* [Task brief]: Write out each line of the listing as it stands, without the images.

* [Source excerpt]:
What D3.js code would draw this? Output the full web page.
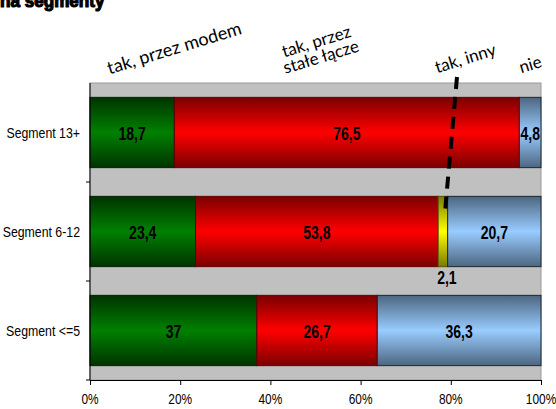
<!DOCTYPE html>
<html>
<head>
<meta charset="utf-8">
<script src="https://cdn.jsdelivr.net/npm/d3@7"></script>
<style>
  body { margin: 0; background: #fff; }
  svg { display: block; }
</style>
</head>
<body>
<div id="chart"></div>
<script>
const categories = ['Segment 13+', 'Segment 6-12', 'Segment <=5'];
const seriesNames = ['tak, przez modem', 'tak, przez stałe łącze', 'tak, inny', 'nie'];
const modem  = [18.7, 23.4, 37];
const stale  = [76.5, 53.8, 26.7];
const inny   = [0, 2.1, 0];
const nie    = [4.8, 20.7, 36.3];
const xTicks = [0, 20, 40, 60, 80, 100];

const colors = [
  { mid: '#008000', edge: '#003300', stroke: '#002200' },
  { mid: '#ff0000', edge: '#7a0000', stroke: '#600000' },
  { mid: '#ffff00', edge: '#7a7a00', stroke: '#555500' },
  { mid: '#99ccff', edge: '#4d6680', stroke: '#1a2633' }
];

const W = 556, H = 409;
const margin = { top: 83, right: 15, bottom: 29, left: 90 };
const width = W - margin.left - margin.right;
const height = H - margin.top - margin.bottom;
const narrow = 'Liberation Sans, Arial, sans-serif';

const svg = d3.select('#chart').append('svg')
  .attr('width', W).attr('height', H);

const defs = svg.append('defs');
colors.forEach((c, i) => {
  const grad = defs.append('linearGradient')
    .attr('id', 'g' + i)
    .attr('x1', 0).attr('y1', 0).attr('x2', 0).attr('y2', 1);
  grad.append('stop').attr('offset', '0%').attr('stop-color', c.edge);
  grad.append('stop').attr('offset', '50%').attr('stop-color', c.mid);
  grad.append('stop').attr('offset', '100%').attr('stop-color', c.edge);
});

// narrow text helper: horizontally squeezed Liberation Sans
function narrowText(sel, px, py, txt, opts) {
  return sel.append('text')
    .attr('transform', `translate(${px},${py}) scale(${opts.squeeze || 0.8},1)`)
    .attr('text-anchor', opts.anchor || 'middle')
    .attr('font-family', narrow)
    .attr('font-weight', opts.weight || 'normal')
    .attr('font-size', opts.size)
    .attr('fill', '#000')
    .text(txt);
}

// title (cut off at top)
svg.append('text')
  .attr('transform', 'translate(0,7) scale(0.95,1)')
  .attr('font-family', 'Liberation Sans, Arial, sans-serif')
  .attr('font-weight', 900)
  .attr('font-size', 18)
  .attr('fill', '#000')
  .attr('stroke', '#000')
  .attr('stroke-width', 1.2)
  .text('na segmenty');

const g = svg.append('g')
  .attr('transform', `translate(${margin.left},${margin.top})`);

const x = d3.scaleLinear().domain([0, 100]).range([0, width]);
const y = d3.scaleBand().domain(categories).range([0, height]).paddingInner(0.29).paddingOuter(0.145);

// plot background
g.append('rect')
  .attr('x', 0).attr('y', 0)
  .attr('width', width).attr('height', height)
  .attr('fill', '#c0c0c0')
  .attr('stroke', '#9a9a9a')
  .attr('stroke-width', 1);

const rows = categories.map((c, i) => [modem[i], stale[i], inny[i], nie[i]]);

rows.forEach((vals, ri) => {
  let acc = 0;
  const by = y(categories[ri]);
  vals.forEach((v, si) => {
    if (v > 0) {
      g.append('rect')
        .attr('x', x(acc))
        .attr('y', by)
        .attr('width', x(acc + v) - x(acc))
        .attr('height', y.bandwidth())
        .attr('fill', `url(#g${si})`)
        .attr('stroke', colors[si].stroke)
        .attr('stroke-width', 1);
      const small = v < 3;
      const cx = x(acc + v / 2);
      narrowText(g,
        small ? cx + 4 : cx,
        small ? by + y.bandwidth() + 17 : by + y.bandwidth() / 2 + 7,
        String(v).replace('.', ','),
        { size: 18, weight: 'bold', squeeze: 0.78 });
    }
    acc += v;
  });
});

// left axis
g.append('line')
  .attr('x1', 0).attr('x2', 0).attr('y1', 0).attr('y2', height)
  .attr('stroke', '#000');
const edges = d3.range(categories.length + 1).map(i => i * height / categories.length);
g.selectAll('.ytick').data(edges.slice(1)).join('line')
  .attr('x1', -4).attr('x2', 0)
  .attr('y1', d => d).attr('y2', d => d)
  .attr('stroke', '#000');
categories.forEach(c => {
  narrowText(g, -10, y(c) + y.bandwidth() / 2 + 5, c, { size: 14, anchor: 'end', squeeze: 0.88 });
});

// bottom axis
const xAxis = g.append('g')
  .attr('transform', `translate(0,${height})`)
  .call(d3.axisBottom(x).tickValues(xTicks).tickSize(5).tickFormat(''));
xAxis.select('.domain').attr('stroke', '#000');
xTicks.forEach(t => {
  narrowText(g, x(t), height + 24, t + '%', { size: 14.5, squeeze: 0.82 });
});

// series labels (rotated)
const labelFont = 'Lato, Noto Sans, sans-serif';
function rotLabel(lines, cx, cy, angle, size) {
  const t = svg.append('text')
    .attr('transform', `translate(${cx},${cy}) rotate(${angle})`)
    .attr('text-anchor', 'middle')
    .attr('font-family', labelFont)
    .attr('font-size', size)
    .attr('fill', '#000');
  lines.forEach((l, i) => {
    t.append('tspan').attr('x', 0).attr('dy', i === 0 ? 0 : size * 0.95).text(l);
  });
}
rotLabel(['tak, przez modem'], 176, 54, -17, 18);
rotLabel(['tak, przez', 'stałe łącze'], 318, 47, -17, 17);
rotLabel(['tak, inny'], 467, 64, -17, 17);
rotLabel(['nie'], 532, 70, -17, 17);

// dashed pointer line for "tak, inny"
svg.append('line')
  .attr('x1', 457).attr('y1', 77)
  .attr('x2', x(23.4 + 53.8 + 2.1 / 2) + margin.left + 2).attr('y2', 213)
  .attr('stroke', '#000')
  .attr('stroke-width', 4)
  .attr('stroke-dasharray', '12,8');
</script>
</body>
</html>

* [Full output]:
What D3.js code would draw this? Output the full web page.
<!DOCTYPE html>
<html>
<head>
<meta charset="utf-8">
<script src="https://cdn.jsdelivr.net/npm/d3@7"></script>
<style>
  body { margin: 0; background: #fff; }
  svg { display: block; }
</style>
</head>
<body>
<div id="chart"></div>
<script>
const categories = ['Segment 13+', 'Segment 6-12', 'Segment <=5'];
const seriesNames = ['tak, przez modem', 'tak, przez stałe łącze', 'tak, inny', 'nie'];
const modem  = [18.7, 23.4, 37];
const stale  = [76.5, 53.8, 26.7];
const inny   = [0, 2.1, 0];
const nie    = [4.8, 20.7, 36.3];
const xTicks = [0, 20, 40, 60, 80, 100];

const colors = [
  { mid: '#008000', edge: '#003300', stroke: '#002200' },
  { mid: '#ff0000', edge: '#7a0000', stroke: '#600000' },
  { mid: '#ffff00', edge: '#7a7a00', stroke: '#555500' },
  { mid: '#99ccff', edge: '#4d6680', stroke: '#1a2633' }
];

const W = 556, H = 409;
const margin = { top: 83, right: 15, bottom: 29, left: 90 };
const width = W - margin.left - margin.right;
const height = H - margin.top - margin.bottom;
const narrow = 'Liberation Sans, Arial, sans-serif';

const svg = d3.select('#chart').append('svg')
  .attr('width', W).attr('height', H);

const defs = svg.append('defs');
colors.forEach((c, i) => {
  const grad = defs.append('linearGradient')
    .attr('id', 'g' + i)
    .attr('x1', 0).attr('y1', 0).attr('x2', 0).attr('y2', 1);
  grad.append('stop').attr('offset', '0%').attr('stop-color', c.edge);
  grad.append('stop').attr('offset', '50%').attr('stop-color', c.mid);
  grad.append('stop').attr('offset', '100%').attr('stop-color', c.edge);
});

// narrow text helper: horizontally squeezed Liberation Sans
function narrowText(sel, px, py, txt, opts) {
  return sel.append('text')
    .attr('transform', `translate(${px},${py}) scale(${opts.squeeze || 0.8},1)`)
    .attr('text-anchor', opts.anchor || 'middle')
    .attr('font-family', narrow)
    .attr('font-weight', opts.weight || 'normal')
    .attr('font-size', opts.size)
    .attr('fill', '#000')
    .text(txt);
}

// title (cut off at top)
svg.append('text')
  .attr('transform', 'translate(0,7) scale(0.95,1)')
  .attr('font-family', 'Liberation Sans, Arial, sans-serif')
  .attr('font-weight', 900)
  .attr('font-size', 18)
  .attr('fill', '#000')
  .attr('stroke', '#000')
  .attr('stroke-width', 1.2)
  .text('na segmenty');

const g = svg.append('g')
  .attr('transform', `translate(${margin.left},${margin.top})`);

const x = d3.scaleLinear().domain([0, 100]).range([0, width]);
const y = d3.scaleBand().domain(categories).range([0, height]).paddingInner(0.29).paddingOuter(0.145);

// plot background
g.append('rect')
  .attr('x', 0).attr('y', 0)
  .attr('width', width).attr('height', height)
  .attr('fill', '#c0c0c0')
  .attr('stroke', '#9a9a9a')
  .attr('stroke-width', 1);

const rows = categories.map((c, i) => [modem[i], stale[i], inny[i], nie[i]]);

rows.forEach((vals, ri) => {
  let acc = 0;
  const by = y(categories[ri]);
  vals.forEach((v, si) => {
    if (v > 0) {
      g.append('rect')
        .attr('x', x(acc))
        .attr('y', by)
        .attr('width', x(acc + v) - x(acc))
        .attr('height', y.bandwidth())
        .attr('fill', `url(#g${si})`)
        .attr('stroke', colors[si].stroke)
        .attr('stroke-width', 1);
      const small = v < 3;
      const cx = x(acc + v / 2);
      narrowText(g,
        small ? cx + 4 : cx,
        small ? by + y.bandwidth() + 17 : by + y.bandwidth() / 2 + 7,
        String(v).replace('.', ','),
        { size: 18, weight: 'bold', squeeze: 0.78 });
    }
    acc += v;
  });
});

// left axis
g.append('line')
  .attr('x1', 0).attr('x2', 0).attr('y1', 0).attr('y2', height)
  .attr('stroke', '#000');
const edges = d3.range(categories.length + 1).map(i => i * height / categories.length);
g.selectAll('.ytick').data(edges.slice(1)).join('line')
  .attr('x1', -4).attr('x2', 0)
  .attr('y1', d => d).attr('y2', d => d)
  .attr('stroke', '#000');
categories.forEach(c => {
  narrowText(g, -10, y(c) + y.bandwidth() / 2 + 5, c, { size: 14, anchor: 'end', squeeze: 0.88 });
});

// bottom axis
const xAxis = g.append('g')
  .attr('transform', `translate(0,${height})`)
  .call(d3.axisBottom(x).tickValues(xTicks).tickSize(5).tickFormat(''));
xAxis.select('.domain').attr('stroke', '#000');
xTicks.forEach(t => {
  narrowText(g, x(t), height + 24, t + '%', { size: 14.5, squeeze: 0.82 });
});

// series labels (rotated)
const labelFont = 'Lato, Noto Sans, sans-serif';
function rotLabel(lines, cx, cy, angle, size) {
  const t = svg.append('text')
    .attr('transform', `translate(${cx},${cy}) rotate(${angle})`)
    .attr('text-anchor', 'middle')
    .attr('font-family', labelFont)
    .attr('font-size', size)
    .attr('fill', '#000');
  lines.forEach((l, i) => {
    t.append('tspan').attr('x', 0).attr('dy', i === 0 ? 0 : size * 0.95).text(l);
  });
}
rotLabel(['tak, przez modem'], 176, 54, -17, 18);
rotLabel(['tak, przez', 'stałe łącze'], 318, 47, -17, 17);
rotLabel(['tak, inny'], 467, 64, -17, 17);
rotLabel(['nie'], 532, 70, -17, 17);

// dashed pointer line for "tak, inny"
svg.append('line')
  .attr('x1', 457).attr('y1', 77)
  .attr('x2', x(23.4 + 53.8 + 2.1 / 2) + margin.left + 2).attr('y2', 213)
  .attr('stroke', '#000')
  .attr('stroke-width', 4)
  .attr('stroke-dasharray', '12,8');
</script>
</body>
</html>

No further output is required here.